* GOAL OF THE EXERCISE:
Write the data below out exactly as it stands. Do not include the pictures.

* DATASET CONTENT:
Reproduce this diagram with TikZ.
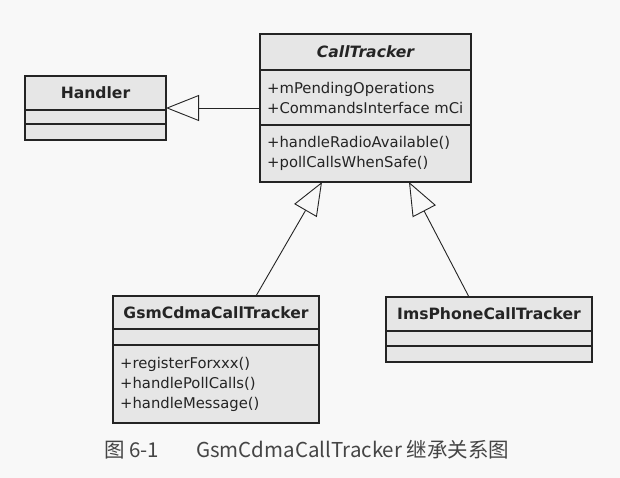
\documentclass[tikz,border=0pt]{standalone}
\usepackage{fontspec}
\setmainfont{DejaVu Sans}
\newfontfamily\cjkfont{Noto Sans CJK SC}
\usetikzlibrary{arrows.meta}
\definecolor{boxgray}{HTML}{E6E6E6}
\definecolor{pagegray}{HTML}{F8F8F8}
\definecolor{inkgray}{HTML}{242424}
\tikzset{>={Triangle[open,length=33pt,width=26pt]}}
\tikzset{
  umlbox/.style={draw=inkgray,fill=boxgray,line width=1.1pt,inner sep=0pt,outer sep=0pt},
  sepline/.style={draw=inkgray,line width=1.1pt},
  inherit/.style={->,draw=inkgray,line width=0.9pt},
  classname/.style={font=\fontsize{15.6}{18}\selectfont\bfseries,text=inkgray,inner sep=0pt},
  members/.style={font=\fontsize{14.8}{20}\selectfont,text=inkgray,align=left,anchor=west,inner sep=0pt},
}

\begin{document}
\begin{tikzpicture}[x=1pt,y=-1pt]
\fill[pagegray] (0,0) rectangle (620,478);
% class boxes
\node (handler) [umlbox,minimum width=141pt,minimum height=64pt] at (95.5,108) {};
\node (calltracker) [umlbox,minimum width=211pt,minimum height=148pt] at (365.5,108) {};
\node (gsm) [umlbox,minimum width=206pt,minimum height=127pt] at (216,359.5) {};
\node (ims) [umlbox,minimum width=206pt,minimum height=65pt] at (489,329.5) {};
% compartments
\draw[sepline] ([yshift=-34pt]handler.north west) -- ([yshift=-34pt]handler.north east);
\draw[sepline] ([yshift=-48pt]handler.north west) -- ([yshift=-48pt]handler.north east);
\draw[sepline] ([yshift=-36pt]calltracker.north west) -- ([yshift=-36pt]calltracker.north east);
\draw[sepline] ([yshift=-91pt]calltracker.north west) -- ([yshift=-91pt]calltracker.north east);
\draw[sepline] ([yshift=-33pt]gsm.north west) -- ([yshift=-33pt]gsm.north east);
\draw[sepline] ([yshift=-49pt]gsm.north west) -- ([yshift=-49pt]gsm.north east);
\draw[sepline] ([yshift=-34pt]ims.north west) -- ([yshift=-34pt]ims.north east);
\draw[sepline] ([yshift=-49pt]ims.north west) -- ([yshift=-49pt]ims.north east);
% names and members
\node (handlername) [classname] at (95.5,93) {Handler};
\node (calltrackername) [classname,font=\fontsize{15.6}{18}\selectfont\bfseries\itshape] at (365.5,52) {CallTracker};
\node (gsmname) [classname] at (216,312.5) {GsmCdmaCallTracker};
\node (imsname) [classname] at (489,314) {ImsPhoneCallTracker};
\node (calltrackerattr) [members] at (267,97.5) {+mPendingOperations\\+CommandsInterface mCi};
\node (calltrackerops) [members] at (267,153.5) {+handleRadioAvailable()\\+pollCallsWhenSafe()};
\node (gsmops) [members] at (120,384) {+registerForxxx()\\+handlePollCalls()\\+handleMessage()};
% generalization
\draw[inherit] (calltracker.west) -- (handler.east);
\draw[inherit] ([xshift=40pt]gsm.north) -- ([xshift=-43.5pt]calltracker.south);
\draw[inherit] ([xshift=-20pt]ims.north) -- ([xshift=43.5pt]calltracker.south);
% caption
\node (caption) [anchor=west,inner sep=0pt,text=inkgray!85,font=\cjkfont\fontsize{20.5}{22}\selectfont] at (104,450) {图 6-1\hspace{37pt}GsmCdmaCallTracker 继承关系图};
\end{tikzpicture}
\end{document}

* FULL RESPONSE:
Reproduce this diagram with TikZ.
\documentclass[tikz,border=0pt]{standalone}
\usepackage{fontspec}
\setmainfont{DejaVu Sans}
\newfontfamily\cjkfont{Noto Sans CJK SC}
\usetikzlibrary{arrows.meta}
\definecolor{boxgray}{HTML}{E6E6E6}
\definecolor{pagegray}{HTML}{F8F8F8}
\definecolor{inkgray}{HTML}{242424}
\tikzset{>={Triangle[open,length=33pt,width=26pt]}}
\tikzset{
  umlbox/.style={draw=inkgray,fill=boxgray,line width=1.1pt,inner sep=0pt,outer sep=0pt},
  sepline/.style={draw=inkgray,line width=1.1pt},
  inherit/.style={->,draw=inkgray,line width=0.9pt},
  classname/.style={font=\fontsize{15.6}{18}\selectfont\bfseries,text=inkgray,inner sep=0pt},
  members/.style={font=\fontsize{14.8}{20}\selectfont,text=inkgray,align=left,anchor=west,inner sep=0pt},
}

\begin{document}
\begin{tikzpicture}[x=1pt,y=-1pt]
\fill[pagegray] (0,0) rectangle (620,478);
% class boxes
\node (handler) [umlbox,minimum width=141pt,minimum height=64pt] at (95.5,108) {};
\node (calltracker) [umlbox,minimum width=211pt,minimum height=148pt] at (365.5,108) {};
\node (gsm) [umlbox,minimum width=206pt,minimum height=127pt] at (216,359.5) {};
\node (ims) [umlbox,minimum width=206pt,minimum height=65pt] at (489,329.5) {};
% compartments
\draw[sepline] ([yshift=-34pt]handler.north west) -- ([yshift=-34pt]handler.north east);
\draw[sepline] ([yshift=-48pt]handler.north west) -- ([yshift=-48pt]handler.north east);
\draw[sepline] ([yshift=-36pt]calltracker.north west) -- ([yshift=-36pt]calltracker.north east);
\draw[sepline] ([yshift=-91pt]calltracker.north west) -- ([yshift=-91pt]calltracker.north east);
\draw[sepline] ([yshift=-33pt]gsm.north west) -- ([yshift=-33pt]gsm.north east);
\draw[sepline] ([yshift=-49pt]gsm.north west) -- ([yshift=-49pt]gsm.north east);
\draw[sepline] ([yshift=-34pt]ims.north west) -- ([yshift=-34pt]ims.north east);
\draw[sepline] ([yshift=-49pt]ims.north west) -- ([yshift=-49pt]ims.north east);
% names and members
\node (handlername) [classname] at (95.5,93) {Handler};
\node (calltrackername) [classname,font=\fontsize{15.6}{18}\selectfont\bfseries\itshape] at (365.5,52) {CallTracker};
\node (gsmname) [classname] at (216,312.5) {GsmCdmaCallTracker};
\node (imsname) [classname] at (489,314) {ImsPhoneCallTracker};
\node (calltrackerattr) [members] at (267,97.5) {+mPendingOperations\\+CommandsInterface mCi};
\node (calltrackerops) [members] at (267,153.5) {+handleRadioAvailable()\\+pollCallsWhenSafe()};
\node (gsmops) [members] at (120,384) {+registerForxxx()\\+handlePollCalls()\\+handleMessage()};
% generalization
\draw[inherit] (calltracker.west) -- (handler.east);
\draw[inherit] ([xshift=40pt]gsm.north) -- ([xshift=-43.5pt]calltracker.south);
\draw[inherit] ([xshift=-20pt]ims.north) -- ([xshift=43.5pt]calltracker.south);
% caption
\node (caption) [anchor=west,inner sep=0pt,text=inkgray!85,font=\cjkfont\fontsize{20.5}{22}\selectfont] at (104,450) {图 6-1\hspace{37pt}GsmCdmaCallTracker 继承关系图};
\end{tikzpicture}
\end{document}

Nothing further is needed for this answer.